■ What you need to do ■
Set down the full listing exactly as given. Any pictures are to be left out.
══ Stored data ══
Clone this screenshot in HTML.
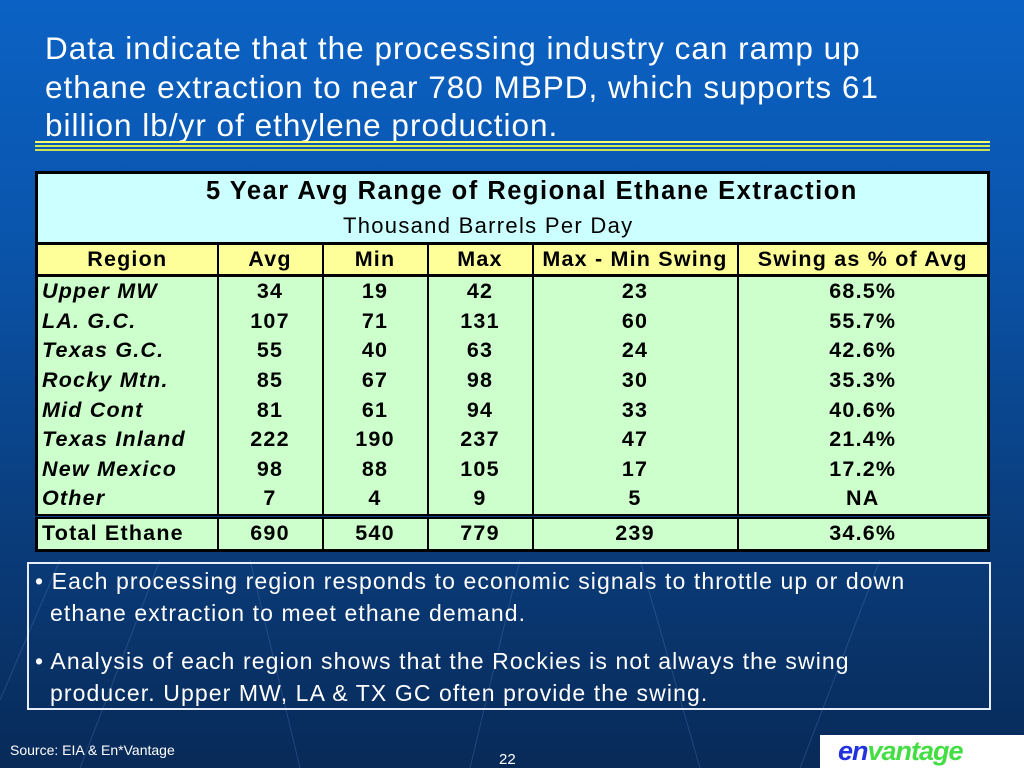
<!DOCTYPE html>
<html><head><meta charset="utf-8"><style>
body{margin:0;width:1024px;height:768px;overflow:hidden;font-family:"Liberation Sans",sans-serif;}
#bg{position:absolute;left:0;top:0;width:1024px;height:768px;background:linear-gradient(180deg,#0b62c4 0%,#0a55ad 30%,#0a3f80 65%,#082a58 100%);}
.t{position:absolute;color:#fff;}
table{position:absolute;left:35px;top:171px;width:955px;border-collapse:collapse;border:3px solid #000;font-weight:bold;font-size:21.5px;letter-spacing:1.2px;table-layout:fixed;}
td{border-left:2px solid #000;text-align:center;padding:0;height:29.6px;line-height:29px;background:#ccffcc;white-space:nowrap;overflow:hidden;}
td:first-child{border-left:none;text-align:left;padding-left:4px;font-style:italic;}
tr.h td{background:#ffff99;border-top:3px solid #000;border-bottom:3px solid #000;height:28px;font-style:normal;text-align:center;padding:0;}
tr.tot td{border-top:5px double #000;height:30px;font-style:normal;}
tr.tt td{background:#ccffff;height:68px;}
</style></head><body>
<div id="bg">
<svg width="1024" height="768" style="position:absolute;left:0;top:0;opacity:.18">
<g stroke="#8fb8ff" stroke-width="1"><line x1="80" y1="768" x2="160" y2="560"/><line x1="300" y1="768" x2="250" y2="560"/><line x1="470" y1="768" x2="520" y2="560"/><line x1="700" y1="768" x2="640" y2="560"/><line x1="800" y1="768" x2="880" y2="560"/><line x1="0" y1="700" x2="60" y2="560"/></g></svg>
</div>
<div class="t" style="left:45px;top:29px;font-size:31.5px;line-height:38.5px;width:860px;letter-spacing:1px;">Data indicate that the processing industry can ramp up ethane extraction to near 780 MBPD, which supports 61 billion lb/yr of ethylene production.</div>
<div style="position:absolute;left:35px;top:141px;width:955px;height:2px;background:#ffff66;box-shadow:0 4px 0 #ccee55;"></div>
<div style="position:absolute;left:35px;top:149px;width:955px;height:2px;background:#cce055;"></div>
<table>
<colgroup><col style="width:181px"><col style="width:105px"><col style="width:105px"><col style="width:105px"><col style="width:205px"><col></colgroup>
<tr class="tt"><td colspan="6" style="text-align:center;font-style:normal;padding:0;position:relative;"><div style="position:absolute;left:168px;top:2px;font-size:25.5px;letter-spacing:1.5px;line-height:30px;white-space:nowrap">5 Year Avg Range of Regional Ethane Extraction</div><div style="position:absolute;left:305px;top:39px;font-size:22px;letter-spacing:1.3px;font-weight:normal;line-height:26px;white-space:nowrap">Thousand Barrels Per Day</div></td></tr>
<tr class="h"><td>Region</td><td>Avg</td><td>Min</td><td>Max</td><td>Max - Min Swing</td><td>Swing as % of Avg</td></tr>
<tr><td>Upper MW</td><td>34</td><td>19</td><td>42</td><td>23</td><td>68.5%</td></tr>
<tr><td>LA. G.C.</td><td>107</td><td>71</td><td>131</td><td>60</td><td>55.7%</td></tr>
<tr><td>Texas G.C.</td><td>55</td><td>40</td><td>63</td><td>24</td><td>42.6%</td></tr>
<tr><td>Rocky Mtn.</td><td>85</td><td>67</td><td>98</td><td>30</td><td>35.3%</td></tr>
<tr><td>Mid Cont</td><td>81</td><td>61</td><td>94</td><td>33</td><td>40.6%</td></tr>
<tr><td>Texas Inland</td><td>222</td><td>190</td><td>237</td><td>47</td><td>21.4%</td></tr>
<tr><td>New Mexico</td><td>98</td><td>88</td><td>105</td><td>17</td><td>17.2%</td></tr>
<tr><td>Other</td><td>7</td><td>4</td><td>9</td><td>5</td><td>NA</td></tr>
<tr class="tot"><td>Total Ethane</td><td>690</td><td>540</td><td>779</td><td>239</td><td>34.6%</td></tr>
</table>
<div style="position:absolute;left:27px;top:562px;width:960px;height:144px;border:2px solid #e8eef8;"></div>
<div class="t" style="left:35px;top:565px;font-size:23px;line-height:32px;letter-spacing:1.1px;white-space:nowrap;">• Each processing region responds to economic signals to throttle up or down<br>&nbsp;&nbsp;ethane extraction to meet ethane demand.</div>
<div class="t" style="left:35px;top:645px;font-size:23px;line-height:32px;letter-spacing:1.1px;white-space:nowrap;">• Analysis of each region shows that the Rockies is not always the swing<br>&nbsp;&nbsp;producer. Upper MW, LA &amp; TX GC often provide the swing.</div>
<div class="t" style="left:10px;top:742px;font-size:14px;">Source: EIA &amp; En*Vantage</div>
<div class="t" style="left:499px;top:751px;font-size:15px;">22</div>
<div style="position:absolute;left:820px;top:735px;width:204px;height:33px;background:#fff;font:italic bold 27px 'Liberation Sans',sans-serif;line-height:33px;padding-left:18px;box-sizing:border-box;letter-spacing:-1px;"><span style="color:#2233dd">en</span><span style="color:#44dd44">vantage</span></div>
</body></html>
═══
■ Response to this exercise ■
Clone this screenshot in HTML.
<!DOCTYPE html>
<html><head><meta charset="utf-8"><style>
body{margin:0;width:1024px;height:768px;overflow:hidden;font-family:"Liberation Sans",sans-serif;}
#bg{position:absolute;left:0;top:0;width:1024px;height:768px;background:linear-gradient(180deg,#0b62c4 0%,#0a55ad 30%,#0a3f80 65%,#082a58 100%);}
.t{position:absolute;color:#fff;}
table{position:absolute;left:35px;top:171px;width:955px;border-collapse:collapse;border:3px solid #000;font-weight:bold;font-size:21.5px;letter-spacing:1.2px;table-layout:fixed;}
td{border-left:2px solid #000;text-align:center;padding:0;height:29.6px;line-height:29px;background:#ccffcc;white-space:nowrap;overflow:hidden;}
td:first-child{border-left:none;text-align:left;padding-left:4px;font-style:italic;}
tr.h td{background:#ffff99;border-top:3px solid #000;border-bottom:3px solid #000;height:28px;font-style:normal;text-align:center;padding:0;}
tr.tot td{border-top:5px double #000;height:30px;font-style:normal;}
tr.tt td{background:#ccffff;height:68px;}
</style></head><body>
<div id="bg">
<svg width="1024" height="768" style="position:absolute;left:0;top:0;opacity:.18">
<g stroke="#8fb8ff" stroke-width="1"><line x1="80" y1="768" x2="160" y2="560"/><line x1="300" y1="768" x2="250" y2="560"/><line x1="470" y1="768" x2="520" y2="560"/><line x1="700" y1="768" x2="640" y2="560"/><line x1="800" y1="768" x2="880" y2="560"/><line x1="0" y1="700" x2="60" y2="560"/></g></svg>
</div>
<div class="t" style="left:45px;top:29px;font-size:31.5px;line-height:38.5px;width:860px;letter-spacing:1px;">Data indicate that the processing industry can ramp up ethane extraction to near 780 MBPD, which supports 61 billion lb/yr of ethylene production.</div>
<div style="position:absolute;left:35px;top:141px;width:955px;height:2px;background:#ffff66;box-shadow:0 4px 0 #ccee55;"></div>
<div style="position:absolute;left:35px;top:149px;width:955px;height:2px;background:#cce055;"></div>
<table>
<colgroup><col style="width:181px"><col style="width:105px"><col style="width:105px"><col style="width:105px"><col style="width:205px"><col></colgroup>
<tr class="tt"><td colspan="6" style="text-align:center;font-style:normal;padding:0;position:relative;"><div style="position:absolute;left:168px;top:2px;font-size:25.5px;letter-spacing:1.5px;line-height:30px;white-space:nowrap">5 Year Avg Range of Regional Ethane Extraction</div><div style="position:absolute;left:305px;top:39px;font-size:22px;letter-spacing:1.3px;font-weight:normal;line-height:26px;white-space:nowrap">Thousand Barrels Per Day</div></td></tr>
<tr class="h"><td>Region</td><td>Avg</td><td>Min</td><td>Max</td><td>Max - Min Swing</td><td>Swing as % of Avg</td></tr>
<tr><td>Upper MW</td><td>34</td><td>19</td><td>42</td><td>23</td><td>68.5%</td></tr>
<tr><td>LA. G.C.</td><td>107</td><td>71</td><td>131</td><td>60</td><td>55.7%</td></tr>
<tr><td>Texas G.C.</td><td>55</td><td>40</td><td>63</td><td>24</td><td>42.6%</td></tr>
<tr><td>Rocky Mtn.</td><td>85</td><td>67</td><td>98</td><td>30</td><td>35.3%</td></tr>
<tr><td>Mid Cont</td><td>81</td><td>61</td><td>94</td><td>33</td><td>40.6%</td></tr>
<tr><td>Texas Inland</td><td>222</td><td>190</td><td>237</td><td>47</td><td>21.4%</td></tr>
<tr><td>New Mexico</td><td>98</td><td>88</td><td>105</td><td>17</td><td>17.2%</td></tr>
<tr><td>Other</td><td>7</td><td>4</td><td>9</td><td>5</td><td>NA</td></tr>
<tr class="tot"><td>Total Ethane</td><td>690</td><td>540</td><td>779</td><td>239</td><td>34.6%</td></tr>
</table>
<div style="position:absolute;left:27px;top:562px;width:960px;height:144px;border:2px solid #e8eef8;"></div>
<div class="t" style="left:35px;top:565px;font-size:23px;line-height:32px;letter-spacing:1.1px;white-space:nowrap;">• Each processing region responds to economic signals to throttle up or down<br>&nbsp;&nbsp;ethane extraction to meet ethane demand.</div>
<div class="t" style="left:35px;top:645px;font-size:23px;line-height:32px;letter-spacing:1.1px;white-space:nowrap;">• Analysis of each region shows that the Rockies is not always the swing<br>&nbsp;&nbsp;producer. Upper MW, LA &amp; TX GC often provide the swing.</div>
<div class="t" style="left:10px;top:742px;font-size:14px;">Source: EIA &amp; En*Vantage</div>
<div class="t" style="left:499px;top:751px;font-size:15px;">22</div>
<div style="position:absolute;left:820px;top:735px;width:204px;height:33px;background:#fff;font:italic bold 27px 'Liberation Sans',sans-serif;line-height:33px;padding-left:18px;box-sizing:border-box;letter-spacing:-1px;"><span style="color:#2233dd">en</span><span style="color:#44dd44">vantage</span></div>
</body></html>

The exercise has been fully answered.